Da mesma forma, enquanto se barra o desenvolvimento tecnológico – a pretexto de “desigualdades sociais” -, interrompe-se o vital fluxo competitivo, e, em não havendo competição, perpetuam-se as poucas empresas líderes nos mercados e segmentos, que controlam os negócios e concentram ainda mais poder. Cabe destacar que assim são prejudicados os consumidores, os empregados – redução de oportunidades de trabalho – e toda a sociedade.
Honestamente, a posição de Acemoglu me surpreende, enquanto se alinha ao “capitalismo das partes interessadas”, que, segundo minha leitura, é exatamente o que se aprofunda com suas recomendações, ou seja, o engajamento entre autoridades estatais e as grandes – e cada vez maiores – corporações.

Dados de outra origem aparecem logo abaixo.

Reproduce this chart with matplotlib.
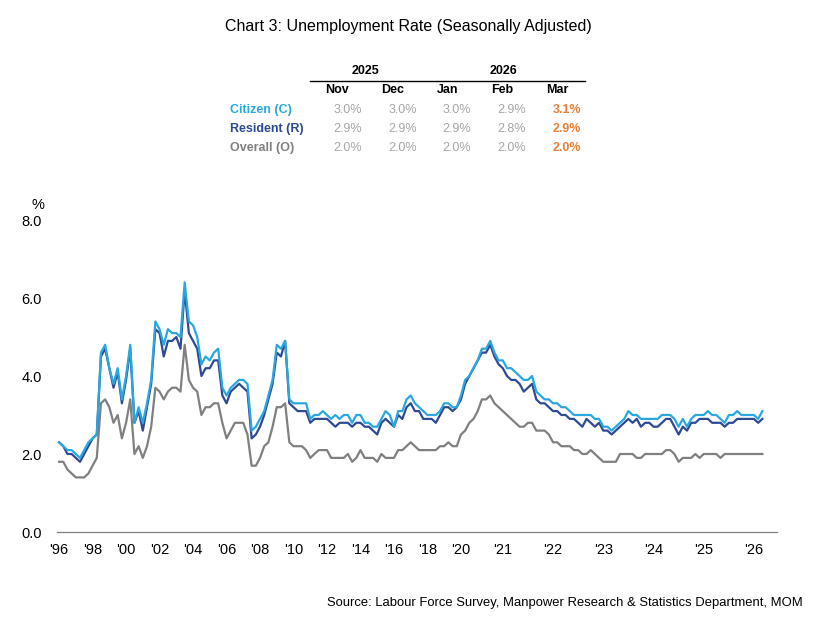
import matplotlib
matplotlib.use("Agg")
import matplotlib.pyplot as plt
from matplotlib.lines import Line2D

plt.rcParams['font.family'] = ['Liberation Sans', 'DejaVu Sans']

# quarterly up to 2020Q1, monthly from Apr 2020 to Mar 2026
periods = ["%dQ%d" % (y, q) for y in range(1996, 2020) for q in range(1, 5)] + ["2020Q1"]
periods += ["2020-%02d" % m for m in range(4, 13)]
periods += ["%d-%02d" % (y, m) for y in range(2021, 2026) for m in range(1, 13)]
periods += ["2026-01", "2026-02", "2026-03"]

citizen = [2.3, 2.2, 2.1, 2.1, 2.0, 1.9, 2.1, 2.3, 2.4, 2.5,
           4.6, 4.8, 4.2, 3.8, 4.2, 3.4, 4.0, 4.8, 2.8, 3.2,
           2.8, 3.3, 3.9, 5.4, 5.2, 4.8, 5.2, 5.1, 5.1, 5.0,
           6.4, 5.4, 5.3, 5.0, 4.3, 4.5, 4.4, 4.6, 4.7, 3.7,
           3.5, 3.7, 3.8, 3.9, 3.9, 3.8, 2.6, 2.7, 2.9, 3.1,
           3.5, 3.9, 4.8, 4.7, 4.9, 3.4, 3.3, 3.3, 3.3, 3.3,
           2.9, 3.0, 3.0, 3.1, 3.0, 2.9, 3.0, 2.9, 3.0, 3.0,
           2.8, 3.0, 3.0, 2.8, 2.8, 2.7, 2.7, 2.9, 3.1, 3.0,
           2.7, 3.1, 3.1, 3.4, 3.5, 3.3, 3.2, 3.1, 3.0, 3.0,
           3.0, 3.1, 3.3, 3.3, 3.2, 3.2, 3.5, 3.9, 4.0, 4.2,
           4.4, 4.7, 4.7, 4.9, 4.6, 4.4, 4.4, 4.2, 4.2, 4.1,
           4.0, 3.9, 3.9, 4.0, 3.6, 3.5, 3.4, 3.4, 3.3, 3.3,
           3.2, 3.2, 3.1, 3.0, 3.0, 3.0, 3.0, 3.0, 2.9, 2.9,
           2.7, 2.7, 2.6, 2.7, 2.8, 2.9, 3.1, 3.0, 3.0, 2.9,
           2.9, 2.9, 2.9, 2.9, 3.0, 3.0, 3.0, 2.9, 2.7, 2.9,
           2.7, 2.9, 3.0, 3.0, 3.0, 3.1, 3.0, 3.0, 2.9, 2.8,
           3.0, 3.0, 3.1, 3.0, 3.0, 3.0, 3.0, 2.9, 3.1]

resident = [2.3, 2.2, 2.0, 2.0, 1.9, 1.8, 2.0, 2.2, 2.4, 2.5,
            4.5, 4.7, 4.2, 3.7, 4.1, 3.3, 3.9, 4.7, 2.8, 3.1,
            2.6, 3.2, 3.8, 5.2, 5.1, 4.5, 4.9, 4.9, 5.0, 4.7,
            6.2, 5.1, 4.9, 4.7, 4.0, 4.2, 4.2, 4.4, 4.4, 3.5,
            3.3, 3.6, 3.7, 3.8, 3.7, 3.6, 2.4, 2.5, 2.7, 3.0,
            3.4, 3.8, 4.6, 4.5, 4.9, 3.3, 3.2, 3.1, 3.1, 3.1,
            2.8, 2.9, 2.9, 2.9, 2.9, 2.8, 2.7, 2.8, 2.8, 2.8,
            2.7, 2.8, 2.8, 2.7, 2.7, 2.6, 2.5, 2.8, 2.9, 2.8,
            2.7, 3.0, 2.9, 3.2, 3.3, 3.1, 3.1, 2.9, 2.9, 2.9,
            2.8, 3.0, 3.2, 3.2, 3.1, 3.2, 3.4, 3.8, 4.0, 4.2,
            4.4, 4.6, 4.6, 4.8, 4.5, 4.3, 4.2, 4.0, 3.9, 3.9,
            3.8, 3.6, 3.7, 3.8, 3.4, 3.3, 3.3, 3.2, 3.1, 3.1,
            3.0, 3.0, 2.9, 2.9, 2.8, 2.7, 2.9, 2.8, 2.7, 2.8,
            2.6, 2.6, 2.5, 2.6, 2.7, 2.8, 2.9, 2.8, 2.9, 2.7,
            2.8, 2.8, 2.7, 2.7, 2.8, 2.9, 2.9, 2.7, 2.5, 2.7,
            2.6, 2.8, 2.8, 2.9, 2.9, 2.9, 2.8, 2.8, 2.8, 2.7,
            2.8, 2.8, 2.9, 2.9, 2.9, 2.9, 2.9, 2.8, 2.9]

overall = [1.8, 1.8, 1.6, 1.5, 1.4, 1.4, 1.4, 1.5, 1.7, 1.9,
           3.3, 3.4, 3.2, 2.8, 3.0, 2.4, 2.8, 3.4, 2.0, 2.2,
           1.9, 2.2, 2.7, 3.7, 3.6, 3.4, 3.6, 3.7, 3.7, 3.6,
           4.8, 3.9, 3.7, 3.6, 3.0, 3.2, 3.2, 3.3, 3.3, 2.8,
           2.4, 2.6, 2.8, 2.8, 2.8, 2.5, 1.7, 1.7, 1.9, 2.2,
           2.3, 2.7, 3.2, 3.2, 3.3, 2.3, 2.2, 2.2, 2.2, 2.1,
           1.9, 2.0, 2.1, 2.1, 2.1, 1.9, 1.9, 1.9, 1.9, 2.0,
           1.8, 1.9, 2.1, 1.9, 1.9, 1.9, 1.8, 2.0, 1.9, 1.9,
           1.9, 2.1, 2.1, 2.2, 2.3, 2.2, 2.1, 2.1, 2.1, 2.1,
           2.1, 2.2, 2.2, 2.3, 2.2, 2.2, 2.5, 2.6, 2.8, 2.9,
           3.1, 3.4, 3.4, 3.5, 3.3, 3.2, 3.1, 3.0, 2.9, 2.8,
           2.7, 2.7, 2.8, 2.8, 2.6, 2.6, 2.6, 2.5, 2.3, 2.3,
           2.2, 2.2, 2.2, 2.1, 2.1, 2.0, 2.0, 2.1, 2.0, 1.9,
           1.8, 1.8, 1.8, 1.8, 2.0, 2.0, 2.0, 2.0, 1.9, 1.9,
           2.0, 2.0, 2.0, 2.0, 2.0, 2.1, 2.1, 2.0, 1.8, 1.9,
           1.9, 1.9, 2.0, 1.9, 2.0, 2.0, 2.0, 2.0, 1.9, 2.0,
           2.0, 2.0, 2.0, 2.0, 2.0, 2.0, 2.0, 2.0, 2.0]

# summary table
tbl_months = ["Nov", "Dec", "Jan", "Feb", "Mar"]
tbl_years = ["2025", "2026"]
tbl_rows = ["Citizen (C)", "Resident (R)", "Overall (O)"]
tbl_vals = [["3.0%", "3.0%", "3.0%", "2.9%", "3.1%"],
            ["2.9%", "2.9%", "2.9%", "2.8%", "2.9%"],
            ["2.0%", "2.0%", "2.0%", "2.0%", "2.0%"]]

tick_years = list(range(1996, 2021, 2)) + list(range(2021, 2027))

C_CIT = "#29A8E0"
C_RES = "#2E4A94"
C_OVR = "#808080"
C_VAL = "#A6A6A6"
C_ORG = "#E8803A"

W, H = 840, 628
fig = plt.figure(figsize=(W / 100, H / 100), dpi=100)

def fx(x):
    return x / W

def fy(y):
    return 1 - y / H

ax = fig.add_axes([fx(57), fy(532), (777 - 57) / W, (532 - 220) / H])
x = list(range(len(periods)))
ax.plot(x, overall, color=C_OVR, lw=1.6)
ax.plot(x, resident, color=C_RES, lw=1.6)
ax.plot(x, citizen, color=C_CIT, lw=1.6)

ax.set_ylim(0, 8)
ax.set_xlim(-0.5, 171.5)
ax.set_yticks([0, 2, 4, 6, 8])
ax.set_yticklabels(["0.0", "2.0", "4.0", "6.0", "8.0"], fontsize=10.5)
pos, labs = [], []
for y in tick_years:
    key = "%dQ1" % y if y <= 2020 else "%d-01" % y
    pos.append(periods.index(key))
    labs.append("'%02d" % (y % 100))
ax.set_xticks(pos)
ax.set_xticklabels(labs, fontsize=10.5)
ax.tick_params(axis='both', length=0)
ax.tick_params(axis='y', pad=11)
ax.tick_params(axis='x', pad=8)
for s in ['top', 'right', 'left']:
    ax.spines[s].set_visible(False)
ax.spines['bottom'].set_color('#7F7F7F')
ax.spines['bottom'].set_linewidth(0.9)

fig.text(fx(38), fy(205), "%", ha='center', va='center', fontsize=10.5)

fig.text(fx(408), fy(26), "Chart 3: Unemployment Rate (Seasonally Adjusted)",
         ha='center', va='center', fontsize=11.5)

# table
fig.text(fx(365), fy(71), tbl_years[0], ha='center', va='center', fontsize=9, fontweight='bold')
fig.text(fx(503), fy(71), tbl_years[1], ha='center', va='center', fontsize=9, fontweight='bold')
fig.add_artist(Line2D([fx(310), fx(585)], [fy(80.5), fy(80.5)], color='black', lw=1.0,
                      transform=fig.transFigure))
month_x = [337, 393, 448, 502, 557]
val_right = [362, 417, 471, 526, 581]
for mx, m in zip(month_x, tbl_months):
    fig.text(fx(mx), fy(90), m, ha='center', va='center', fontsize=9, fontweight='bold')
row_y = [110, 129, 148]
row_col = [C_CIT, C_RES, C_OVR]
for ry, name, col, vals in zip(row_y, tbl_rows, row_col, tbl_vals):
    fig.text(fx(230), fy(ry), name, ha='left', va='center', fontsize=9,
             fontweight='bold', color=col)
    for j, (vr, v) in enumerate(zip(val_right, vals)):
        if j == len(vals) - 1:
            fig.text(fx(vr), fy(ry), v, ha='right', va='center', fontsize=9,
                     fontweight='bold', color=C_ORG)
        else:
            fig.text(fx(vr), fy(ry), v, ha='right', va='center', fontsize=9, color=C_VAL)

fig.text(fx(803), fy(603),
         "Source: Labour Force Survey, Manpower Research & Statistics Department, MOM",
         ha='right', va='center', fontsize=9.4)

fig.savefig("out.png", dpi=100)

Assombra-me mais ainda sua visão nitidamente coletivista, propondo mais intervenção estatal, quando, na verdade, foi a intensa ação governamental nos mercados uma das causadoras das aludidas desigualdades. Penso que precisamos de menos Estado, um Estado atuando eficientemente nas suas funções precípuas, de responsabilidade com educação, saúde e segurança – não necessariamente operando -, menos intervencionista, gerando incentivos para que os mercados operem livres, com competição e eficiência. Os indivíduos-consumidores sabem o que fazem!